Sunday, October 12, 2014

Internet Archive Captures of This Blog

At work I have some involvement with web archiving. Our program is selective in certain subjects as compared to the work done by the Internet Archive, which seems to try to take in as much of what is on the Internet as it can. (There doesn't appear to be a better way of defining the scope of the Internet Archives efforts, but it is clear that they don't harvest everything. For one thing, they respect robots.txt so if a site uses that to prevent indexing or crawling of the site, then IA won't harvest it.

This blog has existed since July 2010 and now has over 500 posts. It isn't clear to me if IA now attempts to harvest all of the blogs in Blogger or has some mechanism for choosing (such as size, or frequency of posting, or popularity, or ?? - whatever it is, IA has been archiving this blog since January 27 2012 a few times a year.
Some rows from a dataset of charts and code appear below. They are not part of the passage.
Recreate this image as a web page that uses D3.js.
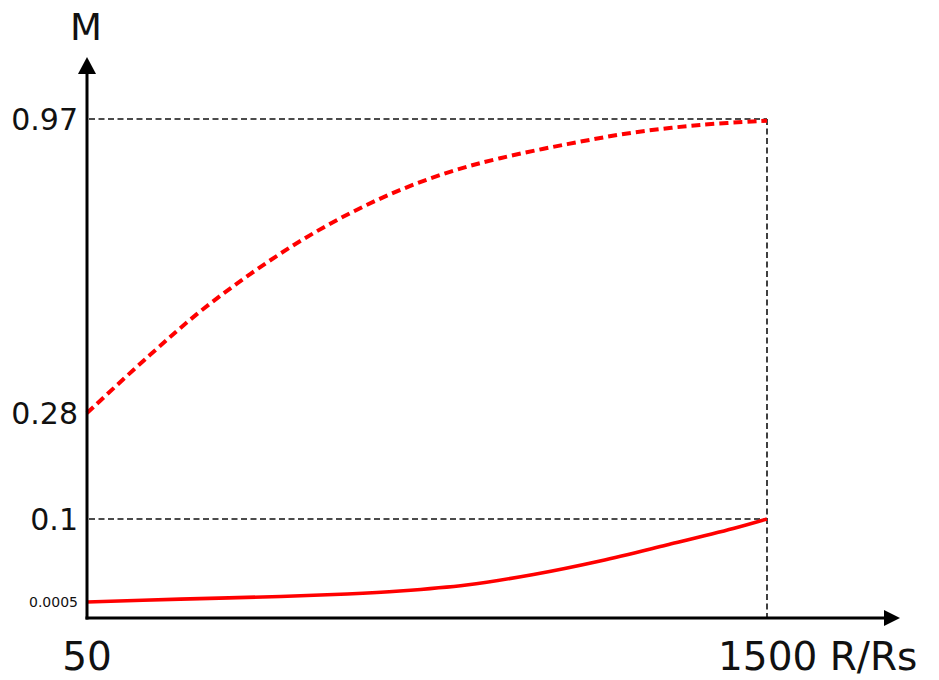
<!DOCTYPE html>
<html>
<head>
<meta charset="utf-8">
<script src="https://cdn.jsdelivr.net/npm/d3@7"></script>
<style>
  body { margin: 0; background: #fff; }
  text { font-family: "DejaVu Sans", sans-serif; fill: #111; }
</style>
</head>
<body>
<script>
// radius (R/Rs) and the two M curves
const radius = [50, 249, 463, 605, 717, 859, 1002, 1144, 1286, 1428, 1500]
const mLow = [0.0005, 0.0039, 0.0071, 0.0101, 0.0137, 0.0209, 0.0335, 0.0497, 0.0688, 0.0886, 0.1]

const radiusHigh = [50, 184, 291, 398, 504, 611, 717, 824, 931, 1074, 1214, 1357, 1500]
const mHigh = [0.28, 0.416, 0.518, 0.606, 0.683, 0.749, 0.803, 0.846, 0.878, 0.911, 0.938, 0.956, 0.966]

const yTicks = [0.0005, 0.1, 0.28, 0.97]
const yTickLabels = ["0.0005", "0.1", "0.28", "0.97"]
const xTicks = [50, 1500]
const xTickLabels = ["50", "1500 R/Rs"]

// layout
const W = 939, H = 680
const margin = { top: 119, right: 172, bottom: 62, left: 87 }
const x0 = margin.left, x1 = W - margin.right
const yBase = H - margin.bottom

let svg = d3.select("body")
            .append("svg")
                .attr("width", W)
                .attr("height", H)

// schematic y axis: each labelled band has its own spacing
let x = d3.scaleLinear().domain([50, 1500]).range([x0, x1])
let y = d3.scaleLinear()
          .domain([0, 0.0005, 0.1, 0.28, 0.97])
          .range([yBase, 602, 519, 413, margin.top])

// guide lines
const guide = svg.append("g")
    .attr("stroke", "#111")
    .attr("stroke-width", 1.6)
    .attr("stroke-dasharray", "6,3.5")
    .attr("fill", "none")

guide.selectAll(".hguide")
    .data([0.97, 0.1])
    .enter()
    .append("line")
        .attr("x1", x(50) + 2)
        .attr("x2", x(1500))
        .attr("y1", d => y(d))
        .attr("y2", d => y(d))

guide.append("line")
    .attr("x1", x(1500))
    .attr("x2", x(1500))
    .attr("y1", y(0.97))
    .attr("y2", yBase)

// curves
let line = d3.line()
    .x(d => x(d[0]))
    .y(d => y(d[1]))
    .curve(d3.curveCatmullRom.alpha(0.5))

svg.append("path")
    .attr("fill", "none")
    .attr("stroke", "#ff0000")
    .attr("stroke-width", 3.6)
    .attr("d", line(radius.map((r, i) => [r, mLow[i]])))

svg.append("path")
    .attr("fill", "none")
    .attr("stroke", "#ff0000")
    .attr("stroke-width", 4)
    .attr("stroke-dasharray", "9,5")
    .attr("d", line(radiusHigh.map((r, i) => [r, mHigh[i]])))

// axes with arrow heads
const axes = svg.append("g")
axes.append("line")
    .attr("x1", x0).attr("x2", x0)
    .attr("y1", yBase + 1.5).attr("y2", 72)
    .attr("stroke", "#000").attr("stroke-width", 3)
axes.append("line")
    .attr("x1", x0 - 1.5).attr("x2", 886)
    .attr("y1", yBase).attr("y2", yBase)
    .attr("stroke", "#000").attr("stroke-width", 3)
axes.append("path")
    .attr("d", `M${x0},57 L${x0 + 9},74 L${x0 - 9},74 Z`)
    .attr("fill", "#000")
axes.append("path")
    .attr("d", `M900,${yBase} L884,${yBase - 8} L884,${yBase + 8} Z`)
    .attr("fill", "#000")

// labels
svg.append("text")
    .attr("x", x0 - 1)
    .attr("y", 40)
    .attr("text-anchor", "middle")
    .style("font-size", "37px")
    .text("M")

svg.selectAll(".ylab")
    .data(yTicks)
    .enter()
    .append("text")
        .attr("class", "ylab")
        .attr("x", 78)
        .attr("y", d => y(d) + (d < 0.01 ? 5 : 11))
        .attr("text-anchor", "end")
        .style("font-size", d => d < 0.01 ? "14px" : "30px")
        .text((d, i) => yTickLabels[i])

svg.selectAll(".xlab")
    .data(xTicks)
    .enter()
    .append("text")
        .attr("class", "xlab")
        .attr("x", (d, i) => i == 0 ? x(d) : x(d) - 49)
        .attr("y", 670)
        .attr("text-anchor", (d, i) => i == 0 ? "middle" : "start")
        .style("font-size", "39px")
        .text((d, i) => xTickLabels[i])
</script>
</body>
</html>
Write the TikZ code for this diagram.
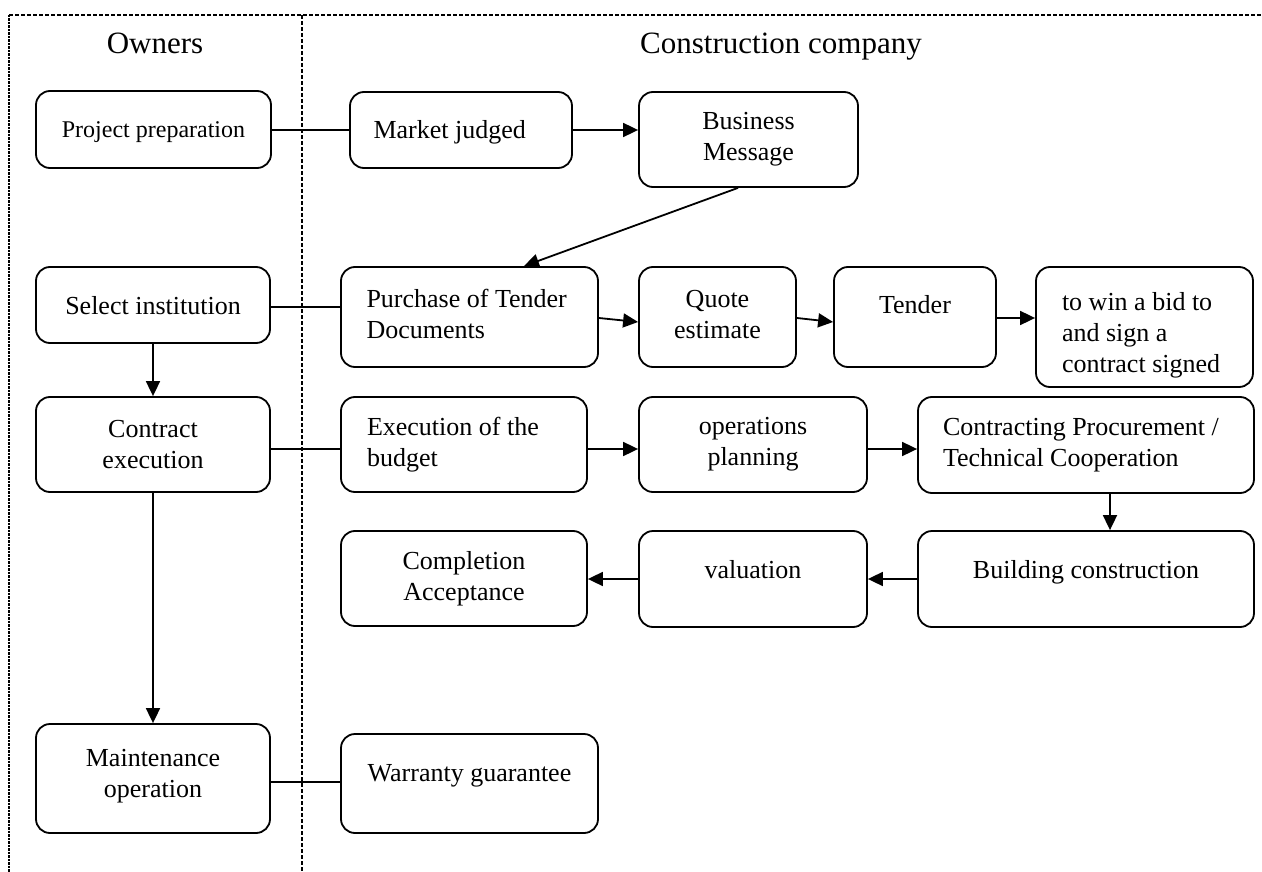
\documentclass[tikz,border=0pt]{standalone}
\usepackage{fontspec}
\setmainfont{Liberation Serif}
\usetikzlibrary{arrows.meta,calc}
\begin{document}
\begin{tikzpicture}[x=1pt,y=-1pt,
  box/.style={draw,line width=1.8pt,rounded corners=14pt,align=center,inner sep=0pt,
    font=\fontsize{26pt}{31pt}\selectfont},
  lbox/.style={box,align=flush left,text width=#1},
  head/.style={font=\fontsize{31pt}{36pt}\selectfont,anchor=base,inner sep=0pt},
  arr/.style={line width=1.8pt,-{Triangle[length=15pt,width=14pt]}},
  link/.style={line width=1.8pt},
  lane/.style={line width=1.6pt,dash pattern=on 4pt off 2pt},
  wlane/.style={line width=2.2pt,dash pattern=on 2.5pt off 1pt}]
\useasboundingbox (0,0) rectangle (1262,872);
% lanes
\draw[lane] (9,15) -- (1262,15);
\draw[wlane] (9,15) -- (9,872);
\draw[lane] (302,15) -- (302,872);
% headers
\node[head] (hown) at (155,54) {Owners};
\node[head] (hcon) at (781,54) {Construction company};
% owners column
\node[box,minimum width=235pt,minimum height=77pt,font=\fontsize{24pt}{29pt}\selectfont,text height=22pt,text depth=5pt] (pp) at (153.5,129.5) {Project preparation};
\node[box,minimum width=234pt,minimum height=76pt,text height=18pt,text depth=0pt] (si) at (153,305) {Select institution};
\node[box,minimum width=234pt,minimum height=95pt] (ce) at (153,444.5) {Contract\\execution};
\node[box,minimum width=234pt,minimum height=109pt,text depth=10pt] (mo) at (153,778.5) {Maintenance\\operation};
% company
\node[lbox=175pt,minimum width=222pt,minimum height=76pt,text height=24pt,text depth=6pt] (mj) at (461,130) {Market judged};
\node[box,minimum width=219pt,minimum height=95pt] (bm) at (748.5,139.5) {Business\\Message};
\node[lbox=206pt,minimum width=257pt,minimum height=100pt,text depth=38pt] (pur) at (469.5,317) {Purchase of Tender\\Documents};
\node[box,minimum width=157pt,minimum height=100pt,text depth=6pt] (qe) at (717.5,317) {Quote\\estimate};
\node[box,minimum width=162pt,minimum height=100pt,text height=18pt,text depth=26pt] (td) at (915,317) {Tender};
\node[lbox=165pt,minimum width=217pt,minimum height=120pt,text depth=52pt] (win) at (1144.5,327) {to win a bid to\\and sign a\\contract signed};
\node[lbox=194pt,minimum width=246pt,minimum height=95pt] (eb) at (464,444.5) {Execution of the\\budget};
\node[box,minimum width=228pt,minimum height=95pt] (op) at (753,444.5) {operations\\planning};
\node[lbox=286pt,minimum width=336pt,minimum height=96pt] (cp) at (1086,445) {Contracting Procurement /\\Technical Cooperation};
\node[box,minimum width=336pt,minimum height=96pt,text height=18pt,text depth=20pt] (bc) at (1086,579) {Building construction};
\node[box,minimum width=228pt,minimum height=96pt,text height=18pt,text depth=20pt] (va) at (753,579) {valuation};
\node[box,minimum width=246pt,minimum height=95pt] (ca) at (464,578.5) {Completion\\Acceptance};
\node[box,minimum width=257pt,minimum height=99pt,text height=18pt,text depth=23pt] (wg) at (469.5,783.5) {Warranty guarantee};
% connectors
\draw[link] (pp.east |- mj.west) -- (mj.west);
\draw[arr] (mj.east) -- (mj.east -| bm.west);
\draw[arr] ([xshift=-10.5pt]bm.south) -- ([xshift=54.5pt]pur.north);
\draw[link] ([yshift=-2pt]si.east) -- ([yshift=-2pt]si.east -| pur.west);
\draw[arr] ([yshift=-1pt]pur.east) -- ([yshift=-5pt]qe.west);
\draw[arr] ([yshift=-1pt]qe.east) -- ([yshift=-5pt]td.west);
\draw[arr] ([yshift=-1pt]td.east) -- ([yshift=-1pt]td.east -| win.west);
\draw[arr] (si.south) -- (ce.north);
\draw[arr] (ce.south) -- (mo.north);
\draw[link] ([yshift=-4.5pt]ce.east) -- ([yshift=-4.5pt]eb.west);
\draw[arr] ([yshift=-4.5pt]eb.east) -- ([yshift=-4.5pt]op.west);
\draw[arr] ([yshift=-4.5pt]op.east) -- ([yshift=-4.5pt]op.east -| cp.west);
\draw[arr] ([xshift=24pt]cp.south) -- ([xshift=24pt]cp.south |- bc.north);
\draw[arr] (bc.west) -- (bc.west -| va.east);
\draw[arr] (va.west) -- (va.west -| ca.east);
\draw[link] ([yshift=-3.5pt]mo.east) -- ([yshift=-3.5pt]mo.east -| wg.west);
\end{tikzpicture}
\end{document}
Calendar of captures (harvests) of my blog by the Internet Archive

Each year for which there are captures has a calendar of the months with dates circled when the site was harvested. In 2012 a harvest was made of the blog as it was on January 27 2012, the not again until September 22 (which resulted in the capture shown below). After that it was harvested more frequently but not on what looks like a regular schedule.

IA capture of this blog from September 22, 2012

Looking at the archived version of my site reveals that I haven't changed its formatting since 2012. The only obvious different in fact between now and then is that the ranking of "popular posts" has changed - in September 2012, a post about a Soviet time trial bike was the most read, but now it is a post about the book "Bicycling for Ladies" - this is the result of some outside sites linking to the "Bicycling for Ladies" post, I think. It seems clear that for this not-that-much-read blog, the "popular posts" remain at the top by virtue of readers seeing them there and clicking on them, for the most part.

If one looks at a (far) more famous bicycle blog, Bike Snob NYC as captured by the Internet Archive, it is clear that they have been capturing some Blogger blogs for a long time - the captures for Bike Snob go back to July 7, 2007 for a blog that had only started in June 2007! Perhaps it was the frequency of posting that caused this. In this case, the comparison of the then-blog and the today-blog is more revealing - Bike Snob has zero advertising in July 2007. And the subtitle for the blog was "Finally--a catty, gossipy, nasty, and critical blog for bicycles!" rather than the present "Systematically and mercilessly disassembling, flushing, greasing, and re-packing the cycling culture." (At some point during the next year Bike Snob changed the subtitle to what it is now, according to the versions in the Internet Archive.)

What is the significance of this? Particularly in terms of cycling? Probably none. Except that even pretty obscure stuff that may disappear from the Internet, including stuff about bicycles and cycling, may be stored away in the Internet Archive.